Let’s assume for now that we have system integrity (we don’t). How do we implement DRM? The truth is that DRM is impossible in theory. However, as engineers, we do not always have to follow theory. The secret of DRM is that, unlike other cryptosystems, you are not designing it to be secure forever. (Note for the pedantic: I know that no cryptosystem currently known would last forever, but if you can point out this fact, you also know what I mean.) Specifically, if your DRM can last 100 years, most people (on the engineering side) would be very happy. In fact, if you can provably do that, you would “solve” the problem of DRM. Most DRM schemes are designed with decades in mind (something that you might not admit to business people). That means we can commit some security faux pas that the textbooks would forbid. For example, security by obscurity is a tool here. If it takes the hacker 5 years to figure out your scheme, then by all means do it, because you just bought another 5 years. (But be warned that if you think it takes 5 years to crack the scheme, it likely will take 5 months.)
Standalone, this post is an interesting exploration into the 3DS’s security measures, the quest to prevent game piracy. As a provably-foolproof method for content protection has not been found, all DRM is about delaying people for as long as possible. At the end of the day, it’s just maths. This article is particularly relevant to my interests in light of recent happenings in technology. Hopefully, you can see the parallels between what Nintendo does and what Apple does with iOS devices.

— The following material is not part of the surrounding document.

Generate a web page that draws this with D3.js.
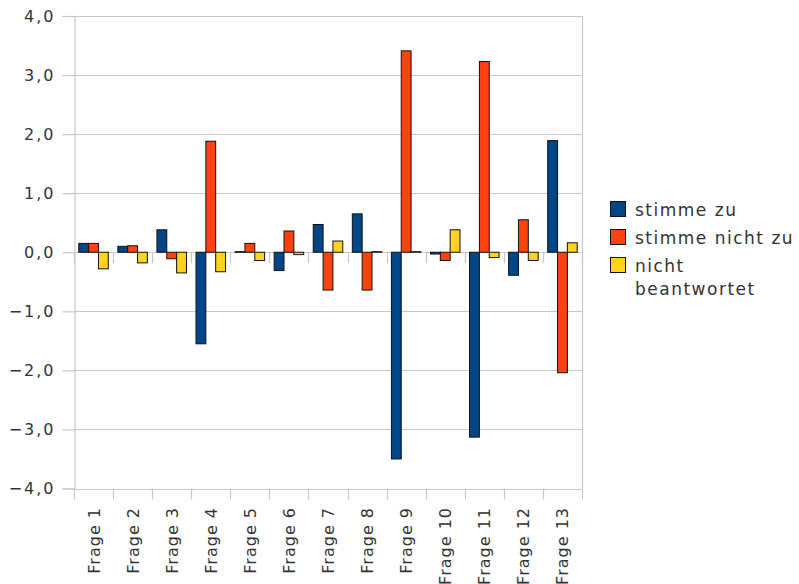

When embroiled in debates over human liberties and public safety, there’s a tendency to pigeonhole the meaning of encryption as only the thing that protects personal data on your devices. In reality of course, encryption and hashing techniques are everywhere in technology. Assuming such a policy was enforceable, a ban encryption is not feasible. There are numerous, legitimate, reasons why a company wants to include encryption flows in a product.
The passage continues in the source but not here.